Standard European Consumer Credit Information (SECCI)

The Standard European Consumer Credit Information (SECCI), sometimes called the 'SECCI form', is your secret weapon for navigating the world of personal debt. It's a standardized document that lenders across the European Union are legally required to give you before you sign any consumer credit agreement. Think of it as a universal “nutrition label” for loans, credit cards, and store credit. Mandated by the Consumer Credit Directive, its sole purpose is to cut through the jargon and confusing small print. It lays out all the critical details of a credit offer—the interest rate, all associated fees, the total amount you'll repay, and your rights—in a clear, simple, and comparable format. This means you can easily place offers from different banks side-by-side and see which one is truly the best deal, without needing a degree in finance to spot the hidden costs. It empowers you, the consumer, to make informed decisions and avoid nasty surprises down the road.

Before the SECCI, comparing credit offers was like trying to compare apples and oranges… in the dark. Each lender had its own way of presenting information, often burying fees and crucial terms in pages of legalistic text. The SECCI changed the game entirely. By forcing every lender to use the exact same template, it brings total transparency to the market. Suddenly, that “low interest” offer from one bank might look much less attractive when its Annual Percentage Rate (APR)—the true cost of borrowing—is shown to be higher than a competitor's, thanks to hefty administration fees. The SECCI is a pre-contractual document, meaning you have the right to receive it and take it home to study before you are locked into anything. This gives you the time and the clear information needed to shop around for the best possible terms, potentially saving you thousands over the life of a loan.

The form is designed for clarity, but it's essential to know which boxes hold the most important clues to a good or bad deal. Pay close attention to these sections:

This section gives you the basics:

  • Type of credit: Is it a personal loan, a credit card, or an overdraft?
  • The total amount of credit: This is the principal amount you are borrowing (e.g., €10,000).
  • The duration of the credit agreement: How long you have to pay it back.

This is the heart of the document and where you'll find the most critical comparison points.

  • The borrowing rate: This is the headline interest rate. It's important, but it's not the whole story.
  • The Annual Percentage Rate (APR): This is the king of all metrics. The APR represents the total cost of the credit to you, expressed as an annual percentage. It includes the interest rate PLUS most other compulsory charges (like arrangement fees or administration costs). When comparing two offers, the one with the lower APR is almost always the cheaper option.
  • The Total Cost of Credit: This is the total interest and fees you will pay, in cash terms, over the entire loan period.
  • The Total Amount Payable: This is the sum of the original amount you borrowed plus the Total Cost of Credit. It's the grand total you will have handed over to the lender by the end of the agreement.

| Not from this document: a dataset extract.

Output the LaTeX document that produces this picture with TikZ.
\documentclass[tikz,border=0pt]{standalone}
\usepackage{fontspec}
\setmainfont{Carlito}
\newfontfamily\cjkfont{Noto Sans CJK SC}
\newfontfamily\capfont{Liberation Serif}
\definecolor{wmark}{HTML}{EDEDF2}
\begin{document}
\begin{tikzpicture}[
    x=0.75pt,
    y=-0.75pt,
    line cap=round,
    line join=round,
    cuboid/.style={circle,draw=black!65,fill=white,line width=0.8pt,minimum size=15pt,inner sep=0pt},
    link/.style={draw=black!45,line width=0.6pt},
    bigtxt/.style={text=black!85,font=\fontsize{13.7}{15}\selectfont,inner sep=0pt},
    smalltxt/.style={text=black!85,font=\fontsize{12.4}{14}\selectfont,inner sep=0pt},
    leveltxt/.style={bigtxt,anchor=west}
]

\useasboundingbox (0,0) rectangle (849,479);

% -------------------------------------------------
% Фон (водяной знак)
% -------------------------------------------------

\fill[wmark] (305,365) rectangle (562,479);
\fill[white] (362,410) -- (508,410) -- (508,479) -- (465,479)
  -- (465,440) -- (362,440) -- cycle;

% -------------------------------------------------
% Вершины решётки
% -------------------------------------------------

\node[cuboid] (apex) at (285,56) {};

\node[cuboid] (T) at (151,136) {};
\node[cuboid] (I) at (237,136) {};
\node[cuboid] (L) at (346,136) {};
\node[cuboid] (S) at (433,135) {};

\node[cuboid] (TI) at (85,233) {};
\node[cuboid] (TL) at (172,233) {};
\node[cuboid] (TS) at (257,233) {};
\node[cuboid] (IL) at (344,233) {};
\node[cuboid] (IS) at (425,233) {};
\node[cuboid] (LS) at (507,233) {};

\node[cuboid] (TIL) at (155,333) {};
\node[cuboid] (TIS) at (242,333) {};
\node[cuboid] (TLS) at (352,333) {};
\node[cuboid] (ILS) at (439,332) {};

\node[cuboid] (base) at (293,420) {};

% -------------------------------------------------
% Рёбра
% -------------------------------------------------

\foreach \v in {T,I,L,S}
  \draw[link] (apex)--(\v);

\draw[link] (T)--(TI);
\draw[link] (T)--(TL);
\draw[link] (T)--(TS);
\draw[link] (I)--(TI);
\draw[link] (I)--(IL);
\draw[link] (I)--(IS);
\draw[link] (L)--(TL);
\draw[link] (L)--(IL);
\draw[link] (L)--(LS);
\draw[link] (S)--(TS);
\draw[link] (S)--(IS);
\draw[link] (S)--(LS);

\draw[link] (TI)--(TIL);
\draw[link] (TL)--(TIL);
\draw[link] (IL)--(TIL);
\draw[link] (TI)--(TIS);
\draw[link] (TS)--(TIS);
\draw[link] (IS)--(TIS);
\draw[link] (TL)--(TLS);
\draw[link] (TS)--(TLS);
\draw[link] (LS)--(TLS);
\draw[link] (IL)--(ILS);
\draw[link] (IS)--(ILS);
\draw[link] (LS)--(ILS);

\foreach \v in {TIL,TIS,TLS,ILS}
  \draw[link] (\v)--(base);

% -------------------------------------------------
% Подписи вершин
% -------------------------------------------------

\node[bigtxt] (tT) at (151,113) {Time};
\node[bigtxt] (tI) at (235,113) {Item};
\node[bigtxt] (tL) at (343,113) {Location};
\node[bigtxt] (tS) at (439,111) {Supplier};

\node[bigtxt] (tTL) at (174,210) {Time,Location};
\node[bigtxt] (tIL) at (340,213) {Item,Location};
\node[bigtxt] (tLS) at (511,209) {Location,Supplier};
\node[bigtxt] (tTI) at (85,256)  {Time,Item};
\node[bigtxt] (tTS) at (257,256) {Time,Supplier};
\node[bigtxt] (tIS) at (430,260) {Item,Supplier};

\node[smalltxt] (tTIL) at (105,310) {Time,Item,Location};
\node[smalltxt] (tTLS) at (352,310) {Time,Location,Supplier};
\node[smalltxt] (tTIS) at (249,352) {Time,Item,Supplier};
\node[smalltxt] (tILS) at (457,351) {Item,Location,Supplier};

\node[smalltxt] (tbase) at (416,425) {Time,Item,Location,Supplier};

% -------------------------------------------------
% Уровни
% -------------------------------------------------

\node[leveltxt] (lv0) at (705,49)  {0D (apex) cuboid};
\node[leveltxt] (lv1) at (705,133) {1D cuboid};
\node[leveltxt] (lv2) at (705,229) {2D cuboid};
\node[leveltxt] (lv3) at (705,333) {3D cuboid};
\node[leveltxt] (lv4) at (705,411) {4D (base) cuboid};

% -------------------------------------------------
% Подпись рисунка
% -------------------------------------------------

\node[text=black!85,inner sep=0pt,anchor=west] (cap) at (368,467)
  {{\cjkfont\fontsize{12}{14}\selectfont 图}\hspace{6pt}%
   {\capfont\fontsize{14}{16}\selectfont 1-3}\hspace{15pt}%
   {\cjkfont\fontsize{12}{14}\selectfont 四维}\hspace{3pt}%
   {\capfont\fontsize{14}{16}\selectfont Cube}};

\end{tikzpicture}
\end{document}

Don't skip this part! It contains vital information about your legal protections. Most importantly, it will detail your Right of Withdrawal. In the EU, you generally have a 14-day “cooling-off” period after signing a credit agreement, during which you can cancel the contract without penalty.

While the SECCI deals with debt, not equity, understanding it is fundamental to a value investing mindset. Great investors manage risk above all else, and that principle should start with your own personal finances.

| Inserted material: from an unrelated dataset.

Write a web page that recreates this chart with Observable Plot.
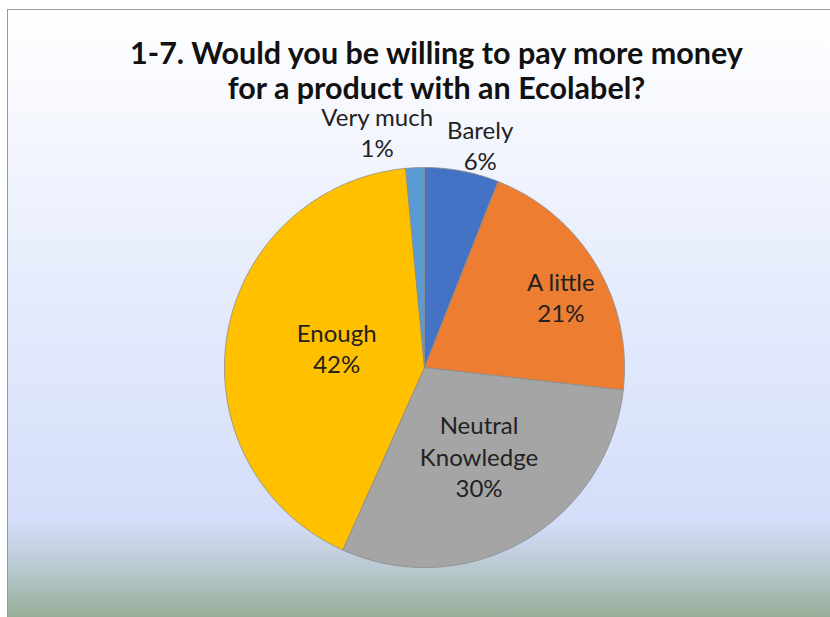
<!DOCTYPE html>
<html><head><meta charset="utf-8">
<script src="https://cdn.jsdelivr.net/npm/d3@7"></script>
<script src="https://cdn.jsdelivr.net/npm/@observablehq/plot@0.6"></script>
<style>
body{margin:0;width:830px;height:617px;overflow:hidden;background:#fff;}
#chart{position:absolute;left:7px;top:9px;width:823px;height:608px;border-left:1px solid #9a9a9a;border-top:1px solid #9a9a9a;
background:linear-gradient(to bottom,#ffffff 0%,#e6ecfc 45%,#d4defa 84%,#b8c8d0 92%,#96ad96 100%);font-family:Lato,"Open Sans",sans-serif;}
#title{height:90px;box-sizing:border-box;padding-top:25px;padding-left:34px;text-align:center;font-weight:bold;font-size:30.5px;line-height:35px;color:#111;}
svg{display:block;background:transparent;}
</style></head>
<body><div id="chart"><div id="title">1-7. Would you be willing to pay more money<br>for a product with an Ecolabel?</div></div>
<script>
const categories = ["Barely","A little","Neutral Knowledge","Enough","Very much"];
const shares = [6.0, 20.8, 29.9, 41.8, 1.5];
const pctLabels = ["6%","21%","30%","42%","1%"];
const labelLines = ["Barely","A little","Neutral\nKnowledge","Enough","Very much"];
const colors = ["#4472C4","#ED7D31","#A5A5A5","#FFC000","#5B9BD5"];

// label layout (styling)
const layout = {
  "Barely": {r:1.14, dx:13, dy:1},
  "A little": {r:0.76, dx:6, dy:7},
  "Neutral Knowledge": {r:0.53, dx:2, dy:-4},
  "Enough": {r:0.45, dx:1, dy:-5},
  "Very much": {r:1.2, dx:-36, dy:4}
};

const arcs = d3.pie().sort(null).value((d,i)=>shares[i])(categories);
const pts = [];
const labels = [];
arcs.forEach((a,i)=>{
  const cat = categories[i];
  pts.push({cat, x:0, y:0});
  const n = Math.max(2, Math.ceil((a.endAngle-a.startAngle)/0.01));
  for(let k=0;k<=n;k++){
    const t = a.startAngle + (a.endAngle-a.startAngle)*k/n;
    pts.push({cat, x:Math.sin(t), y:Math.cos(t)});
  }
  pts.push({cat, x:0, y:0});
  const mid = (a.startAngle+a.endAngle)/2;
  const L = layout[cat];
  labels.push({cat, x:Math.sin(mid)*L.r, y:Math.cos(mid)*L.r, dx:L.dx, dy:L.dy, text: labelLines[i]+"\n"+pctLabels[i]});
});

const plot = Plot.plot({
  width: 823, height: 517, margin: 0,
  x: {domain:[-1,1], range:[216,616], axis:null},
  y: {domain:[-1,1], range:[467,67], axis:null},
  color: {domain: categories, range: colors},
  style: {background:"transparent", fontFamily:"Lato, 'Open Sans', sans-serif"},
  marks: [
    Plot.line(pts, {x:"x", y:"y", z:"cat", fill:"cat", stroke:"#8a8a8a", strokeWidth:0.8, strokeLinejoin:"round", curve:"linear"}),
    ...labels.map(l => Plot.text([l], {x:"x", y:"y", text:"text", dx:l.dx, dy:l.dy, fontSize:24, lineHeight:1.3, fill:"#222"}))
  ]
});
document.getElementById("chart").appendChild(plot);
</script>
</body></html>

High-interest consumer debt is the exact opposite of a good investment. Instead of your money compounding for you, it compounds against you, often at a shockingly high and guaranteed rate. As Warren Buffett famously advises, “If you're smart, you're going to make a lot of money without borrowing.” The SECCI is your primary tool for avoiding or minimizing this wealth-destroying force. By scrutinizing the APR and Total Cost of Credit, you are performing due diligence on your own personal balance sheet, just as you would on a company's before buying its stock.

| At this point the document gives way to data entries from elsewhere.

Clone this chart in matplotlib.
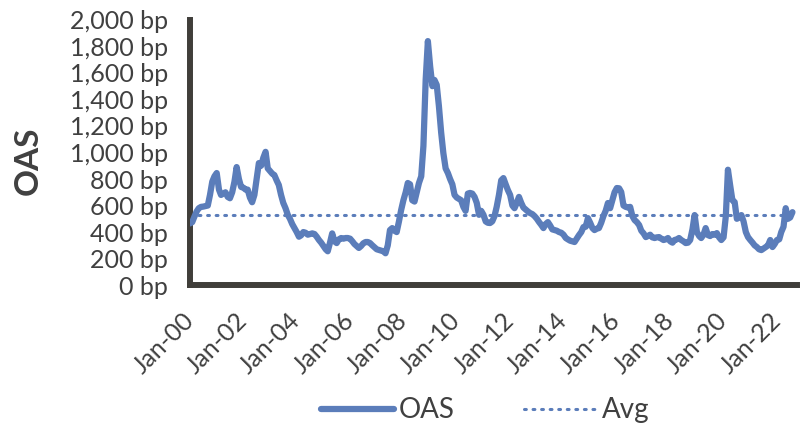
import numpy as np
import pandas as pd
import matplotlib
matplotlib.use("Agg")
import matplotlib.pyplot as plt
import matplotlib.dates as mdates
from matplotlib.ticker import FuncFormatter

plt.rcParams['font.family'] = ['Lato', 'DejaVu Sans']

# month-end high yield option-adjusted spread, bp (Jan 2000 .. Aug 2022)
oas_2000 = [465, 475, 515, 555, 580, 590, 592, 596, 600, 680, 780, 820]
oas_2001 = [845, 720, 680, 690, 700, 665, 655, 700, 780, 890, 800, 740]
oas_2002 = [735, 720, 720, 660, 625, 680, 800, 920, 900, 960, 1005, 880]
oas_2003 = [860, 840, 830, 790, 755, 680, 620, 580, 530, 500, 460, 430]
oas_2004 = [400, 365, 375, 400, 395, 380, 385, 390, 385, 365, 340, 320]
oas_2005 = [295, 270, 255, 320, 390, 330, 317, 345, 355, 350, 355, 355]
oas_2006 = [350, 330, 310, 295, 280, 295, 315, 325, 325, 317, 300, 285]
oas_2007 = [270, 265, 260, 255, 240, 300, 415, 430, 410, 400, 480, 566]
oas_2008 = [640, 700, 770, 760, 640, 630, 700, 770, 820, 1050, 1550, 1840]
oas_2009 = [1650, 1500, 1547, 1510, 1350, 1150, 995, 880, 845, 800, 760, 680]
oas_2010 = [660, 650, 640, 590, 560, 690, 695, 690, 665, 620, 530, 560]
oas_2011 = [530, 480, 470, 468, 480, 520, 590, 680, 790, 807, 760, 717]
oas_2012 = [680, 600, 580, 620, 665, 620, 585, 570, 555, 543, 535, 520]
oas_2013 = [500, 475, 455, 430, 460, 475, 450, 420, 415, 410, 400, 395]
oas_2014 = [380, 355, 345, 335, 330, 325, 350, 377, 400, 438, 440, 505]
oas_2015 = [470, 430, 415, 425, 430, 470, 520, 560, 619, 580, 640, 700]
oas_2016 = [732, 730, 702, 600, 590, 585, 590, 520, 490, 475, 453, 410]
oas_2017 = [390, 362, 370, 380, 360, 355, 360, 362, 350, 340, 345, 355]
oas_2018 = [330, 320, 340, 345, 355, 340, 330, 317, 320, 340, 420, 528]
oas_2019 = [400, 370, 355, 380, 430, 377, 370, 385, 380, 392, 360, 340]
oas_2020 = [360, 520, 870, 750, 640, 626, 500, 510, 528, 480, 400, 362]
oas_2021 = [340, 320, 300, 287, 270, 264, 275, 287, 300, 340, 287, 310]
oas_2022 = [340, 345, 400, 440, 580, 500, 510, 550]

oas = (oas_2000 + oas_2001 + oas_2002 + oas_2003 + oas_2004 + oas_2005
       + oas_2006 + oas_2007 + oas_2008 + oas_2009 + oas_2010 + oas_2011
       + oas_2012 + oas_2013 + oas_2014 + oas_2015 + oas_2016 + oas_2017
       + oas_2018 + oas_2019 + oas_2020 + oas_2021 + oas_2022)
avg_oas = 530

dates = pd.date_range("2000-01-01", periods=len(oas), freq="MS")
x_end = pd.Timestamp("2022-10-01")

blue = "#5b7dba"
dark = "#403e3a"
text_col = "#404040"

fig = plt.figure(figsize=(8.06, 4.23), dpi=100)
ax = fig.add_axes([0.2357, 0.326, 0.753, 0.627])

ax.plot(dates, oas, color=blue, lw=4.5, solid_joinstyle="round",
        solid_capstyle="round", label="OAS", zorder=3)
ax.plot([dates[0], x_end], [avg_oas, avg_oas], color=blue,
        lw=2.2, linestyle=(0, (0.6, 2.2)), dash_capstyle="round",
        label="Avg", zorder=2)

ax.set_xlim(pd.Timestamp("2000-01-01"), x_end)
ax.set_ylim(0, 2000)
ax.set_yticks(np.arange(0, 2001, 200))
ax.yaxis.set_major_formatter(FuncFormatter(lambda v, p: f"{v:,.0f} bp"))
ax.xaxis.set_major_locator(mdates.YearLocator(2))
ax.xaxis.set_major_formatter(mdates.DateFormatter("%b-%y"))

for side in ["top", "right"]:
    ax.spines[side].set_visible(False)
for side in ["left", "bottom"]:
    ax.spines[side].set_color(dark)
    ax.spines[side].set_linewidth(4.3)

ax.tick_params(axis="both", length=0, labelsize=18, colors=text_col)
ax.tick_params(axis="y", pad=16)
ax.tick_params(axis="x", pad=23)
plt.setp(ax.get_xticklabels(), rotation=45, ha="right", va="center",
         rotation_mode="anchor")

ax.set_ylabel("OAS", fontsize=24, fontweight="bold", color=text_col)
ax.yaxis.set_label_coords(-0.243, 0.47)

ax.legend(loc="center", bbox_to_anchor=(0.487, -0.472), ncol=2, frameon=False,
          fontsize=20, handlelength=2.6, columnspacing=2.5, handletextpad=0.2,
          labelcolor=text_col)

fig.savefig("out.png", dpi=100)
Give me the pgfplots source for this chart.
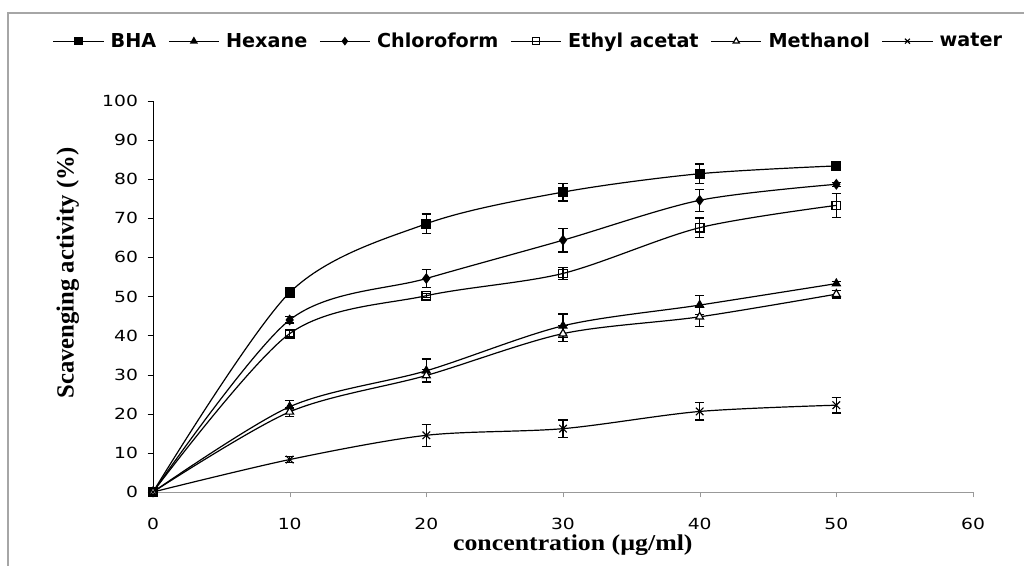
\documentclass[border=0pt]{standalone}
\usepackage{pgfplots}
\pgfplotsset{compat=1.18}
\usetikzlibrary{calc}
\usepackage{fontspec}
\setmainfont{Liberation Serif}
\newfontfamily\tickfont{DejaVu Sans}

\begin{document}
\begin{tikzpicture}
\begin{axis}[
    name=ax,
    scale only axis,
    width=615pt, height=293.25pt,
    xmin=0, xmax=60, ymin=0, ymax=100,
    xtick={0,10,...,60}, ytick={0,10,...,100},
    axis x line=bottom, axis y line=left,
    axis line style={-},
    x axis line style={draw=gray!80},
    y axis line style={draw=black},
    xtick style={draw=gray!80},
    ytick style={draw=black},
    tick align=outside,
    major tick length=4pt,
    ticklabel style={font=\tickfont\fontsize{11.5}{13}\selectfont, xscale=1.22},
    /pgf/number format/assume math mode=true,
    xticklabel shift=12pt,
    yticklabel shift=3pt,
    xlabel={\bfseries concentration (µg/ml)},
    ylabel={\bfseries Scavenging activity (\%)},
    xlabel style={font=\fontsize{17}{20}\selectfont, xscale=1.14,
        at={(axis description cs:0.512,-0.136)}, anchor=center},
    ylabel style={font=\fontsize{18.5}{20}\selectfont,
        at={(axis description cs:-0.104,0.56)}, anchor=center},
    legend columns=6,
    legend style={at={(0.4567,1.153)}, anchor=center, draw=none,
        font=\tickfont\bfseries\fontsize{14.4}{16}\selectfont,
        nodes={inner sep=0pt},
        /tikz/every odd column/.append style={column sep=5pt},
        /tikz/every even column/.append style={column sep=9pt}},
    legend cell align=left,
    legend image code/.code={
        \draw[mark repeat=2, mark phase=2, #1, mark size=2.6pt]
            plot coordinates {(0pt,0pt) (18.75pt,0pt) (37.5pt,0pt)};},
    every axis plot/.append style={black, line width=0.9pt, smooth, tension=0.5},
    error bars/y dir=both, error bars/y explicit,
    error bars/error mark options={rotate=90, mark size=3.6pt, line width=0.9pt, black},
    error bars/error bar style={line width=0.9pt, black},
]
% BHA
\addplot[mark=square*, mark size=3.4pt, mark options={fill=black, solid}]
  coordinates {(0,0)+-(0,0.6) (10,51)+-(0,1) (20,68.6)+-(0,2.5) (30,76.7)+-(0,2.3) (40,81.4)+-(0,2.5) (50,83.4)+-(0,0.5)};
\addlegendentry{BHA}
% Hexane
\addplot[mark=triangle*, mark size=3.4pt, mark options={fill=black, solid}]
  coordinates {(0,0)+-(0,0.6) (10,21.8)+-(0,1.7) (20,31)+-(0,3) (30,42.5)+-(0,3) (40,47.8)+-(0,2.5) (50,53.3)+-(0,0.5)};
\addlegendentry{Hexane}
% Chloroform
\addplot[mark=diamond*, mark size=3.4pt, mark options={fill=black, solid}]
  coordinates {(0,0)+-(0,0.6) (10,44)+-(0,0.8) (20,54.6)+-(0,2.3) (30,64.4)+-(0,3) (40,74.6)+-(0,2.8) (50,78.7)+-(0,0.5)};
\addlegendentry{Chloroform}
% Ethyl acetate
\addplot[mark=square, mark size=3.2pt, mark options={fill=white, solid}]
  coordinates {(0,0)+-(0,0.6) (10,40.5)+-(0,0.8) (20,50.2)+-(0,0.5) (30,55.9)+-(0,1.5) (40,67.6)+-(0,2.5) (50,73.3)+-(0,3)};
\addlegendentry{Ethyl acetat}
% Methanol
\addplot[mark=triangle*, mark size=3.4pt, mark options={fill=white, solid}]
  coordinates {(0,0)+-(0,0.6) (10,20.5)+-(0,1.2) (20,29.8)+-(0,1.5) (30,40.5)+-(0,2) (40,44.8)+-(0,2.5) (50,50.6)+-(0,1)};
\addlegendentry{Methanol}
% water
\addplot[mark=x, mark size=4pt, mark options={solid}]
  coordinates {(0,0)+-(0,0.6) (10,8.3)+-(0,0.8) (20,14.5)+-(0,2.8) (30,16.2)+-(0,2.2) (40,20.6)+-(0,2.2) (50,22.2)+-(0,2)};
\addlegendentry{water}
\end{axis}
\useasboundingbox ($(ax.south west)+(-114.75pt,-55.5pt)$) rectangle ($(ax.south west)+(653.25pt,369pt)$);
\draw[gray!70, line width=1.2pt] ($(ax.south west)+(-108.75pt,-55.5pt)$) -- ($(ax.south west)+(-108.75pt,359.25pt)$) -- ($(ax.south west)+(653.25pt,359.25pt)$);
\end{tikzpicture}
\end{document}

Every euro, dollar, or pound you avoid paying in unnecessary interest is one you can use to buy a wonderful business at a fair price. Using the SECCI to secure the lowest-cost credit—or to decide that borrowing is simply too expensive—directly increases your capacity to save and invest for the long term. It protects your most precious financial resource: your future capital. Mastering your personal liabilities is the first step toward mastering the world of investing. The SECCI is a powerful, legally mandated tool that helps you do just that. Use it wisely.